Converted to a cents per litre price, which is the pricing structure normally used in WA, Coles’ minimum seasonal average price works at at 51.46cpl.
But, as WAFarmers dairy section president Michael Partridge pointed out in Farm Weekly last month when Coles announced the extension of its fresh milk direct sourcing model from the Eastern States into WA, it may only need 10 or fewer dairy farmers to supply it and they might not all be current Lion suppliers.
That could leave some Lion suppliers without a home for their milk from October 1.
A company spokesperson confirmed Lion had initiated “conversations” last week with its suppliers whose supply agreements end on June 30.
“We have advised them it is in their own best interests to consider their options,” the spokesperson said.
The spokesperson declined to nominate how many suppliers had been contacted.
Lion suppliers were on one, three or five-year contracts, most of which align with the July 1-June 30 dairy season but, largely because the existing contract with Coles is based on an October cycle, there are some supply contracts that do not align with the season.
Some of those were extended to also end on June 30 when the mandatory dairy code of conduct was introduced on January 1 and brought with it milk supply agreement publishing and contractual obligations for milk processors which began Monday and are based on the normal dairy season cycle.
Suppliers without a current contract will be free to take up the Coles offer immediately, but those who have to break a contract to do so may face financial or time penalties.
The spokesperson said Lion remained committed to continuing to buy milk in WA for its Masters brand and flavoured milks.
The company recently spent two years and $43 million updating the Bentley plant and its product distribution network.
In a prepared statement Monday, Lion stressed its dairy and drinks division was a “demand-driven business”.
“Lion Dairy & Drinks currently procures milk in Western Australia to manufacture a large volume of Coles own brand white milk,” it said.
“Following the recent decision by Coles to source milk directly from farms in Western Australia for its Coles own-brand white milk volumes, from October 1 we will have a significantly lower demand for milk in the State.
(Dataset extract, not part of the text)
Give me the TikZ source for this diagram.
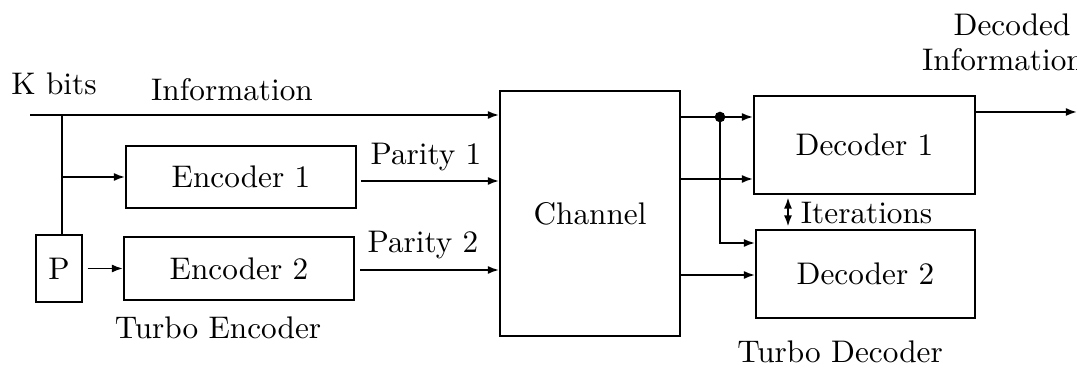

“We are continuing to work through this change, however this decision does mean we will not need to enter as many milk supply contracts with Western Australian dairy suppliers from October 1.
“We have a proud history of good relationships with dairy farmers in Western Australia and as a priority we have been keeping our dairy suppliers in the State updated on these changes.
“Under a proposed new agreement with Coles, from October 1, Lion Dairy & Drinks will continue to process the Coles retailer own brand white milk volume for Western Australia at our Bentley manufacturing site in Western Australia,” Lion said.
Last week’s calls from Lion alerting suppliers it may require less milk from October 1 is understood to have triggered a flurry of enquiry to alternative milk processors Brownes Dairy and Harvey Fresh starting Wednesday.
Brownes is understood to have been contacted by at least six current Lion suppliers asking what the prospects of being picked up as a Brownes’ supplier might be.
After Brownes controversially shed five suppliers five years ago and Lactalis Australia-owned Harvey Fresh subsequently attempted to reduce the number of its suppliers, Lion had became the preferred processor for many WA dairy farmers.
For much of the past five years it has offered the highest average farmgate prices for milk and guaranteed those up to two years in advance.
It also offered the most flexible contract options until other processors began matching it.
But an impending change of ownership to China Mengnui Dairy Company Ltd and the significant change to the Coles contact – understood to be the largest milk contract in WA – followed by last week’s contact calls, has made dairy farmers nervous.
“We’re heading for some interesting times ahead by the looks of it,” one Lions supplier, who asked not to be identified, told Farm Weekly last week.
“But I don’t believe the letters (advising suppliers their milk is no longer required) have gone out yet,” he said.